Chiharu Shiota per la Biennale di Venezia presenta invece al padiglione Giapponese “The Key In The Hand”, l’impressionante groviglio di fili tipico dei suoi lavori, questa volta però di colore rosso.
L’evoluzione del suo lavoro è evidente, si distacca da una pura emotiva trasposizione della sua pulsione principale, dal ricordo della rievocazione esteticamente attraente ma personale per arrivare a una rappresentazione più attuale, universale, dove i fatti di cronaca contemporanea, la visione sociale e politica si riversano dando vita a una installazione esteticamente interessante, particolare ma funzionale a descrivere un dramma contemporaneo, a cercare di darne una spiegazione, a cercare di trovarci un senso, possibilmente positivo.
Così il soffitto della sala messa a sua disposizione sparisce e gronda di innumerevoli fili di lana rossi, intrecciati, annodati, simboli di esistenze, storie, individui che si incrociano e danno vita a quella immensa tela che è il nostro universo emotivo e sensibile di relazioni sociali.
Ma l’opera di Chiharu Shiota si arricchisce di altri simboli, appesi ai miliardi di fili di lana ci sono una quantità infinita di chiavi, diverse nel colore e nella forma.

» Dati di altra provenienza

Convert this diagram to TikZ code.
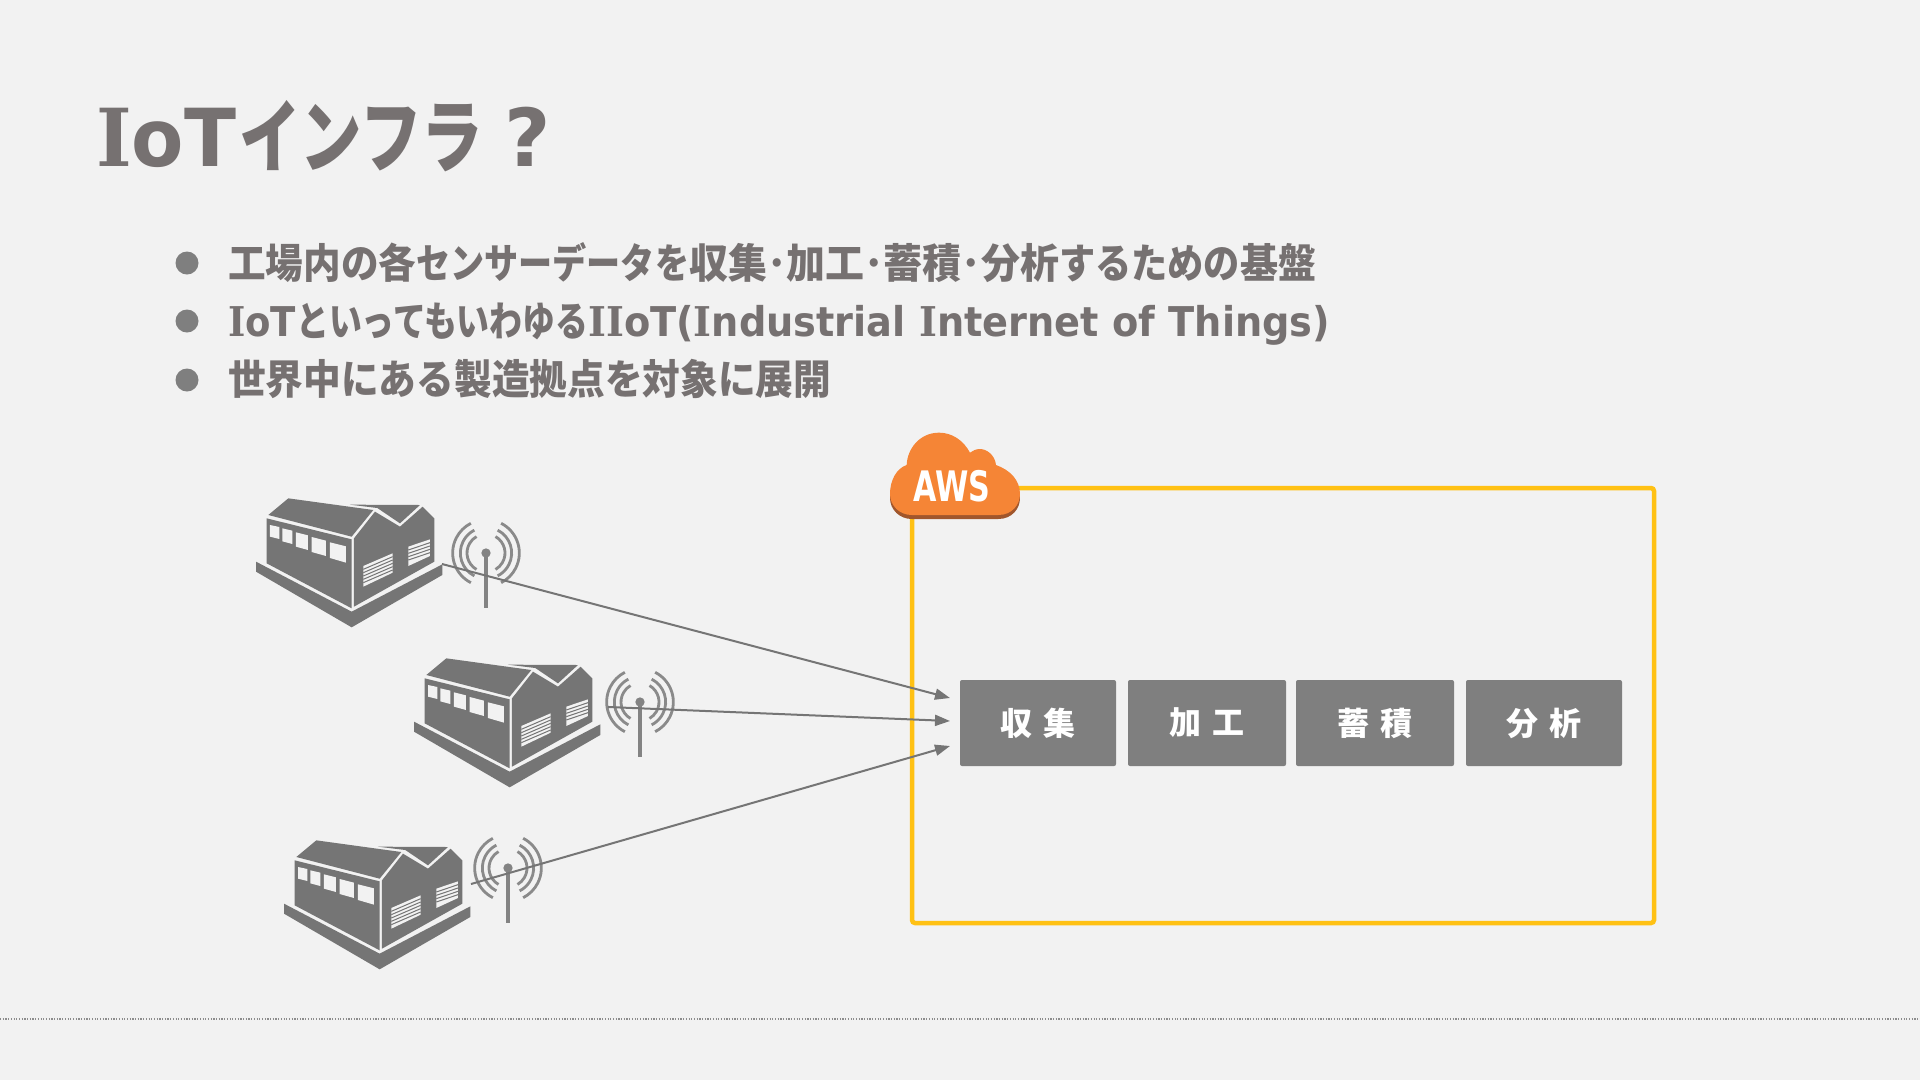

L’artista le ha raccolte precedentemente con una sua iniziativa che richiedeva l’invio di qualsiasi tipo di chiave da ogni parte del mondo, per poterle impiegare, valorizzate, mostrate in un suo lavoro.
Una immensa trama rossa costituisce il soffitto dal quale pendono chiavi, annodate, ma che al minimo sforzo possono essere prese e quasi confluiscono nei grandi barconi in legno consumato posti sotto o forse più che confluire, sembrano fuoriuscire da questi.
E’ troppo scontato riportare l’analisi della sua installazione nel contesto contemporaneo, in quella situazione surreale che i paesi occidentali europei stano vivendo da ormai molti anni. Troppo evidente l’allusione alle barche, ai gommoni stracolmi di profughi che incerti solcano il mar Mediterraneo con il loro carico di speranze, umanità e a volte di fatali disgrazie. Troppo semplice collegare questi fili rossi, colore vitale ed evocativo, queste chiavi alle vite provenienti da altre parti del mondo che arrivano a noi come nuovo sangue per confluire in un continente forse ricco di denaro ma arido di umanità.
Chiharu Shiota ci mostra la sua interpretazione dell’esodo, dell’immigrazione, di quest’ondata umana che sta travolgendo come non mai le nostre vite e nel farlo, ci mostra la sua parte positiva, forse perché anche lei esule, forse perché così può essere, forse perché così vorrebbe che fosse. L’artista supera la condizione di disagio che spesso è avvertita, la paura e fornisce una sua visione dei clandestini, dei profughi e rifugiati scampati da paesi e stili di vita diversi dai nostri e li presenta come chiavi, ovvero possibilità, fornite a noi che li accogliamo per reinterpretare attraverso di loro il nostro destino, completarlo, realizzare quello che non ci è stato possibile fare nel nostro ambiente, con la nostra gente.
Una marea umana ci giunge con tante speranze e ci si offre, indifesi, pronti ad essere inseriti nel nostro ambiente come più ci aggrada, nel modo che riteniamo più consono e noi, non riusciamo a trovare questo modo, d’altra parte non riusciamo a gestire neanche noi stessi che da sempre siamo qui.